Our fridge is probably flammable. The outside of it at least. Does give you some insight into what kind of home you are in.
the pix is cropped-- where in the house IS the Brain Center??
This is fun, I will have to do it also! From what I could make out in the catalog, I think you were lieing about a gun cabinet. You are looking to order a truss, aren't you?
If I had a stainless steel fridge, I would banish fridge magnets too, and probably spend a couple of hours each day just gazing at it with lust.
As it is, I still have drawings that my kid made 6 years ago stuck lopsidedly on mine.
It looks just like home, except our fridge is covered in little kid drawings.
Doc
Our fridge used to have all kinds of sweet cool things, but now it's pretty much like yours.

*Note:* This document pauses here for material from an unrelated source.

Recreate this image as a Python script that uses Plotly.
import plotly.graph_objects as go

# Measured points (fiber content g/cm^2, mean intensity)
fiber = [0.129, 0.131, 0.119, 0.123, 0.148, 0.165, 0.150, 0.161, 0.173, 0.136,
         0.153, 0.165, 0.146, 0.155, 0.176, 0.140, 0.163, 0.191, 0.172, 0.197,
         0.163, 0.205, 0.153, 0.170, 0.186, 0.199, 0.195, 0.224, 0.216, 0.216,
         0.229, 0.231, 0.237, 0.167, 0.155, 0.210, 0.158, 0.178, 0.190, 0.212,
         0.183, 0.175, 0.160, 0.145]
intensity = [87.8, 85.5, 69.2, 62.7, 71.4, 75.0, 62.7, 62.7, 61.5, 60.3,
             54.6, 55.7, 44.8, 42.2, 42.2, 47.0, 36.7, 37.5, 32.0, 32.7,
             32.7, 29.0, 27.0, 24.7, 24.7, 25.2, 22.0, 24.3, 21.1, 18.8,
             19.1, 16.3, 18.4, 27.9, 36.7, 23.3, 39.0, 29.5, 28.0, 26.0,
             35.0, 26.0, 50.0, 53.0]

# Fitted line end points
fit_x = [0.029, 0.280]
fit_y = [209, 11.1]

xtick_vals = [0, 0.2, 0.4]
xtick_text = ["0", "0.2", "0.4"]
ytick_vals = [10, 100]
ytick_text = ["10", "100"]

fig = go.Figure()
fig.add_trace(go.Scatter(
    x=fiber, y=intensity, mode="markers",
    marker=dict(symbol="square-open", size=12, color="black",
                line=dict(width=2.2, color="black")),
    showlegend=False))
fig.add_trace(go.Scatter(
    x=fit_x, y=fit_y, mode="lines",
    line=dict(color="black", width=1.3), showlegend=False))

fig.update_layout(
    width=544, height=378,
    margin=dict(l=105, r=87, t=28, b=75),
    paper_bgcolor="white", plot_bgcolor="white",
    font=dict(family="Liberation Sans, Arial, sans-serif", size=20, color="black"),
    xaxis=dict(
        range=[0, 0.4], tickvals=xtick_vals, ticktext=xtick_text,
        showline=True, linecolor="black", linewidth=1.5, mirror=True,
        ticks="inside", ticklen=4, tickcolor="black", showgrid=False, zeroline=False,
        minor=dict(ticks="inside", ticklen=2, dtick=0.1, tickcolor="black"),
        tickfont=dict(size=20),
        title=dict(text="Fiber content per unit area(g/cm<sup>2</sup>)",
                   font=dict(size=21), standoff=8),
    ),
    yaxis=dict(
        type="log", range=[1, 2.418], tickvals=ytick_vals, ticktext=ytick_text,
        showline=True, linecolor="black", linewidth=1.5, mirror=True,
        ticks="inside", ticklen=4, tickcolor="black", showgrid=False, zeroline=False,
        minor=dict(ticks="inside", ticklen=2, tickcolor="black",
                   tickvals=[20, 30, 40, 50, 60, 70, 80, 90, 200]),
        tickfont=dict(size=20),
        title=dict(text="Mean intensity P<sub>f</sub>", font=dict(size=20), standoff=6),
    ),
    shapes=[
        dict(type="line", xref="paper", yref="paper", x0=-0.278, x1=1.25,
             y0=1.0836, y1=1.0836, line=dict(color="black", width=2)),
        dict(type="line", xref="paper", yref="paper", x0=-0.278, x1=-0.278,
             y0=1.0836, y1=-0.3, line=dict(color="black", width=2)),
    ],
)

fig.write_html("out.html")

Oh, and don't even get me started on my computer desk. I would need a shovel to clean it off.
I need to get me one of those catalogues. I'm running low on bullets.

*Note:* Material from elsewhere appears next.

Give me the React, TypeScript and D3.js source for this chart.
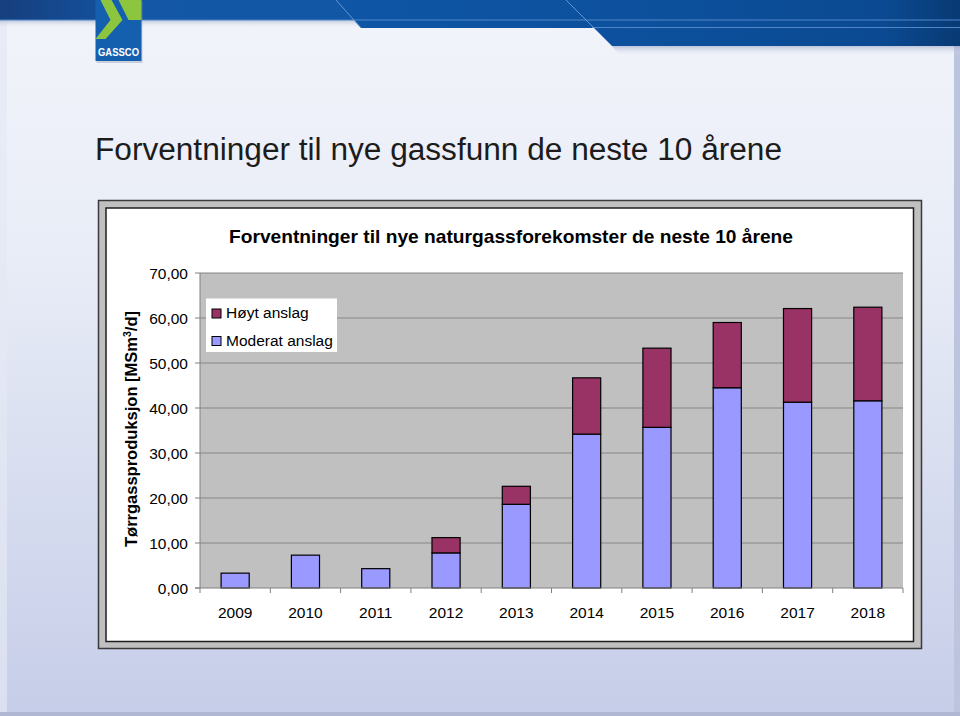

Which, you know, just won't do when you live in Los Angeles.
Not to sound all cocky, but I knew that would be fun. Thank you for indulging me!
Looks like home.
Um... I would like to do this... but my fridge is covered with the XXX magnetic poetry kit. Ha! You think I kid!
signed,
jin
the demure tart
;-D
Shalom Toots,
Love the nerve center. I dig this post and glimpse into the The Compound's sense of order. We are similar :)
Great fridge.
AbFab and All Mod Cons and maybe a Nick Cave quote for good measure . . .
Gotta say, the fridge is an increibly awesome touch. Almost inspires me to try to cook more!
(Seriously, I think I've seen something like this only in places like the Biltmore and Ford houses, and in Europe -- all power to you).
Cheers on the nonfiction (including blogomania)!
Nick Cave fragment of the day: "It was the dirty end of winter . . ."
Iggy Pop -- "Neighborhood Threat" -- creepy but groovy.
"Did you look into his crazy eyes?"
(Preferably not ;-)
We have a stainless fride also, and magnets won't stick to the front, but the side's a nasty clump.
I'm just glad you weren't shoppin' for one of those fanny packs. I was going to be worried about you.
Incidentally, I lost my mindfulness packet. Can you fax me yours?
Freida, I'll be happy to share the exercises with you. I'm still stuck on the second one, which involves me sitting and staring at a coffee cup for up to an hour. As far as the fannypacks go, that is the only excuse for having one--to conceal a handgun.
Erik, I have looked into those "crazy eyes". It heightens the senses.
Katie, howdy! Yeah, we've confined our clutter now to a little area. Whew.
Jin, I for one, would love to see that. You can compose naughty messages for your readers...
D-Cup, thanks for thinking of us!
Vikki, no kidding. The way the economy is going, we can all use to stock up...
Coolcat, sorry to hear about losing a place for your cool stuff...is that what the computer desk is for now?
Doc, ours used to be. Enjoy it while you got it!
Barbara, I keep those drawings on my desk at work.
Skylersdad, that may be a truss, but it's apparently a truss that holds AK-47 magazines and hand grenades.
Cap'n, that's the kitchen, directly across from the fridge.
Ten, I don't remember inspecting your fridge. I wish I had.
Johnny, yeah...I'll call you.
You should live in a cardboard box like me. No clutter at all!
Our fridge looks the same. I like the skeletons on the desktop!